Work to be completed - Omit the pictures and print exactly the lines of the listing below, starting at the first and ending at the line containing "Arial, Helvetica, sans-serif';".
Begin Data segment
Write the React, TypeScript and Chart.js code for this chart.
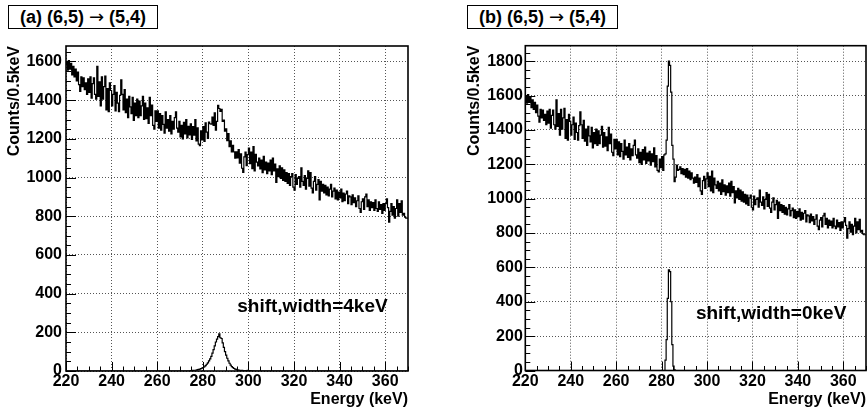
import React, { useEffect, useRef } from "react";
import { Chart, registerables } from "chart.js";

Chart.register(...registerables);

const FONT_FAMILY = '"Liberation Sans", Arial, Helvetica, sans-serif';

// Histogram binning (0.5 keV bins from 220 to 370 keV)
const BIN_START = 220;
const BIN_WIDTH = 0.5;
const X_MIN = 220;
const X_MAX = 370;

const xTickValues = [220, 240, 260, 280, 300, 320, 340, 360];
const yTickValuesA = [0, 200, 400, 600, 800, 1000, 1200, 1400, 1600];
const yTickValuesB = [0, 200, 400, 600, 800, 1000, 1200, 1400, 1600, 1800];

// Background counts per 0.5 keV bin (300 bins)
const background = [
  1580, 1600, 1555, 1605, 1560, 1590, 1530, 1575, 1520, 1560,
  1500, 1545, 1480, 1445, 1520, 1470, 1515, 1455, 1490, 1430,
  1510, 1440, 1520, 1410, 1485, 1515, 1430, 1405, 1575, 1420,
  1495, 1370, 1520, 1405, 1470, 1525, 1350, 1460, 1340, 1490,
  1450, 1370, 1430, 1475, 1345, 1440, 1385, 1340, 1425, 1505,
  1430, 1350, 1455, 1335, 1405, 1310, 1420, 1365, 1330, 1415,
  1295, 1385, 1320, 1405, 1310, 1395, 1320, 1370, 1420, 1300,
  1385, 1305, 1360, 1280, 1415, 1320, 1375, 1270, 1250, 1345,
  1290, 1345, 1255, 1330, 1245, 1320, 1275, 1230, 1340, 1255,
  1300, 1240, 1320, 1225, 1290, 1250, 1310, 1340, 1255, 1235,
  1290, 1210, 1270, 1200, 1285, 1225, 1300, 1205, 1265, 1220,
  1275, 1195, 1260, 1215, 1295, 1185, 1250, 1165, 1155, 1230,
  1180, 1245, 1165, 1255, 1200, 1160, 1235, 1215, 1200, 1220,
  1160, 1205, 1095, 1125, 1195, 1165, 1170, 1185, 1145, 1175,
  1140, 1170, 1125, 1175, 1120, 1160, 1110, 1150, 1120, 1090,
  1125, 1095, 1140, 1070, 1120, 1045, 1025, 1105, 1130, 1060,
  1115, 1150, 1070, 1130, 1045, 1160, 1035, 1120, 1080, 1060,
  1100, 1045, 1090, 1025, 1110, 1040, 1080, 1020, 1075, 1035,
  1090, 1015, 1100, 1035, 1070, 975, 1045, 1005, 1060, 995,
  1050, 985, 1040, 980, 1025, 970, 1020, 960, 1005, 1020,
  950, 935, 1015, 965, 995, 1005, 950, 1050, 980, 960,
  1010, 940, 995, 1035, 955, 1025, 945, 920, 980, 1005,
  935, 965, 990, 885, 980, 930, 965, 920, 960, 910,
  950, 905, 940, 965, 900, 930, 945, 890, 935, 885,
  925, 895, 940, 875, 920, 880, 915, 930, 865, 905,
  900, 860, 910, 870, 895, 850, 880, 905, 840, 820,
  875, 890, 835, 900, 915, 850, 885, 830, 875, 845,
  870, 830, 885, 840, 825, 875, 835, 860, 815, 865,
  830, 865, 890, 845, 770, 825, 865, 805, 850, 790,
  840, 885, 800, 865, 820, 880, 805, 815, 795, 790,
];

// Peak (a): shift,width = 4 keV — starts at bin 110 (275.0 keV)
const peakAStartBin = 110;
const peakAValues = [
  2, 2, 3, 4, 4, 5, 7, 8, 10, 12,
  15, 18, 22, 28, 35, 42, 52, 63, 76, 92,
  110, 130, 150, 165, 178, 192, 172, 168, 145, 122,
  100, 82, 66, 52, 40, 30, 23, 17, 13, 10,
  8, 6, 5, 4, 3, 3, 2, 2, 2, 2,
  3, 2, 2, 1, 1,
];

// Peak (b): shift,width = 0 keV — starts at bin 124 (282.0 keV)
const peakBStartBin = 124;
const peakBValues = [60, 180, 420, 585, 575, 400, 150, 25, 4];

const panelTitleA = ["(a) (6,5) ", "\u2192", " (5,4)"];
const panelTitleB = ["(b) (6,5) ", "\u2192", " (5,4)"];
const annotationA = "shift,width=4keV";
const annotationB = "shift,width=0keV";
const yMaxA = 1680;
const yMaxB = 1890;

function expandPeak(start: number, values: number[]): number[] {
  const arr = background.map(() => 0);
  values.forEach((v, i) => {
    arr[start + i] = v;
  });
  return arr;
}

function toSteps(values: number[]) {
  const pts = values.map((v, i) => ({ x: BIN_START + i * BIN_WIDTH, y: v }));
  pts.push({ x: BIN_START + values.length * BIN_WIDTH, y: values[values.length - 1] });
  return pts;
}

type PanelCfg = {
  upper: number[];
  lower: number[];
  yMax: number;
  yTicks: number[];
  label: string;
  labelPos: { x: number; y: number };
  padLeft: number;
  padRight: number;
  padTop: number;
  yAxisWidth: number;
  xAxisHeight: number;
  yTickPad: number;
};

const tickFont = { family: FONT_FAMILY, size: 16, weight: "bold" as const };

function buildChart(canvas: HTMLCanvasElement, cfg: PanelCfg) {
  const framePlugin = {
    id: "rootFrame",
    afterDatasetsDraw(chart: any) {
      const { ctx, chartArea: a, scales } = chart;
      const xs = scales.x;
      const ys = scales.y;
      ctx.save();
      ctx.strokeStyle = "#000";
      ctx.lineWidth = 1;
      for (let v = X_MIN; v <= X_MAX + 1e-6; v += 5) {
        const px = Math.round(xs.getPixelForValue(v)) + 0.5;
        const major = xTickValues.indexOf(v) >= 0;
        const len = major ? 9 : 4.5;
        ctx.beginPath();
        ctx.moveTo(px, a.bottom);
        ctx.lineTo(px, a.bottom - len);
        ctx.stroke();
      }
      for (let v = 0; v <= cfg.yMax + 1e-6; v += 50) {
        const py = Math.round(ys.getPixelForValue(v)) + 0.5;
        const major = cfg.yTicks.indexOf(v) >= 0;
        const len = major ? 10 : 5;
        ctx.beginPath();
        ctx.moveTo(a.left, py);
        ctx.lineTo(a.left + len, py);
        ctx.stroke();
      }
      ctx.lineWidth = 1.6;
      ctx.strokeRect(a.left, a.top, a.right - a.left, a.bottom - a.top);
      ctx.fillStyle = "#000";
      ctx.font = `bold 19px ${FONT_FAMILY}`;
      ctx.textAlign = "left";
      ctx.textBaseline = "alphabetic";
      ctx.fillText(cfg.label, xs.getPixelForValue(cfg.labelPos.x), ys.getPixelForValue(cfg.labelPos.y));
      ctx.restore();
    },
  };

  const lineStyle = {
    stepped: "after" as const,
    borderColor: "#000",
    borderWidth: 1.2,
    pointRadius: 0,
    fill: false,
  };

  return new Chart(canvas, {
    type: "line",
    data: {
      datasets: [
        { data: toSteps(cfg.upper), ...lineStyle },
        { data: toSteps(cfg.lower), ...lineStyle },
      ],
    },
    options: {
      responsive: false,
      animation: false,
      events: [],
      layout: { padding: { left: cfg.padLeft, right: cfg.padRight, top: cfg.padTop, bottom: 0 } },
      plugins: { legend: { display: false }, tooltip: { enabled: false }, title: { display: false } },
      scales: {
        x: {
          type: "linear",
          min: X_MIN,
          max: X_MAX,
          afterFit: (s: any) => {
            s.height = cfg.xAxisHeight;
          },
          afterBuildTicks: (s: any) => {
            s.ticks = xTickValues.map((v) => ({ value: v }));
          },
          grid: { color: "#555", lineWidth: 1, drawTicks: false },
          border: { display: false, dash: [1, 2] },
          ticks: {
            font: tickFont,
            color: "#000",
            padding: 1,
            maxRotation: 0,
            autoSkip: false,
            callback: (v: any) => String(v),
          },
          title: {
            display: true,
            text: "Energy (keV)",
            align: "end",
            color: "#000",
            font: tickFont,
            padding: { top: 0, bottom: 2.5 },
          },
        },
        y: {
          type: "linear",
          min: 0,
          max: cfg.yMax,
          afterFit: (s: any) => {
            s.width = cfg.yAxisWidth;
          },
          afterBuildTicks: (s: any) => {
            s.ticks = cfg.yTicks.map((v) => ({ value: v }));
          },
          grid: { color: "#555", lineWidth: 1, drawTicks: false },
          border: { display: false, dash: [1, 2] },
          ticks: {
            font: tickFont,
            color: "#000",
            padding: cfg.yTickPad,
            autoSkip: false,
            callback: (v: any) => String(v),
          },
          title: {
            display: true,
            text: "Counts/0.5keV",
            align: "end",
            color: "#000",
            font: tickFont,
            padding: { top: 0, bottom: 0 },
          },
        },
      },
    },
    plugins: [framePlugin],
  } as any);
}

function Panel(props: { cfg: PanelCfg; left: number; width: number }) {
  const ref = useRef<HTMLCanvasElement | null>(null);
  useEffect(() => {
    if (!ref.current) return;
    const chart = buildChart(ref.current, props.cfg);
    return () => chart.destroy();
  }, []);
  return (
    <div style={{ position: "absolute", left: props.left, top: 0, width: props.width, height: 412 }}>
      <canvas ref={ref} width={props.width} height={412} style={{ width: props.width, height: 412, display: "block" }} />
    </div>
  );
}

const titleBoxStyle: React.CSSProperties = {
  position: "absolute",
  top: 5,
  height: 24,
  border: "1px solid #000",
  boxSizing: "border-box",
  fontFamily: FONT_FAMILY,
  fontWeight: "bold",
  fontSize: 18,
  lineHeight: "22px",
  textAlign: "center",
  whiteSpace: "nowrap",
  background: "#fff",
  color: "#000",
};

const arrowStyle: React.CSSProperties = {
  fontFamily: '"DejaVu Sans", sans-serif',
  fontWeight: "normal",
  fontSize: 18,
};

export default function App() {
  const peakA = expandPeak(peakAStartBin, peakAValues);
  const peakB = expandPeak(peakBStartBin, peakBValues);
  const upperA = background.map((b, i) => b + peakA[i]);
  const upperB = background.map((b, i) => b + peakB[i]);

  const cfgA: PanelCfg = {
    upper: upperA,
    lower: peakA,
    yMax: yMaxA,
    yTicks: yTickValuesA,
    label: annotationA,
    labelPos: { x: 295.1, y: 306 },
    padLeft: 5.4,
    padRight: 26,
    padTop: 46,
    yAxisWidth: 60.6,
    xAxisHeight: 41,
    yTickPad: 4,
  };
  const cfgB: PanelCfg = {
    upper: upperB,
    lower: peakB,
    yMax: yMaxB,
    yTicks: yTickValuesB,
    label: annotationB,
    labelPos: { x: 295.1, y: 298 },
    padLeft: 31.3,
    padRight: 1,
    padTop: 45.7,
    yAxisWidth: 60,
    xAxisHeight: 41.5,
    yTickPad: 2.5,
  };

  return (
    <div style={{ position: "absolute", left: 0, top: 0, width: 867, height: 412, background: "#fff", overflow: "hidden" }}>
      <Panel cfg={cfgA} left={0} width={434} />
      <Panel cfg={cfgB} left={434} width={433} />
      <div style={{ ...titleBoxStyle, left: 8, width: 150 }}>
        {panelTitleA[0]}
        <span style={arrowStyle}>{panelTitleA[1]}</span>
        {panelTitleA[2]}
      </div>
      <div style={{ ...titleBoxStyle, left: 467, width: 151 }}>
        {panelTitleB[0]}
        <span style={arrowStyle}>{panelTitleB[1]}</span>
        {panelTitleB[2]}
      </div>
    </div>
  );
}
End Data segment
Task response -
Write the React, TypeScript and Chart.js code for this chart.
import React, { useEffect, useRef } from "react";
import { Chart, registerables } from "chart.js";

Chart.register(...registerables);

const FONT_FAMILY = '"Liberation Sans", Arial, Helvetica, sans-serif';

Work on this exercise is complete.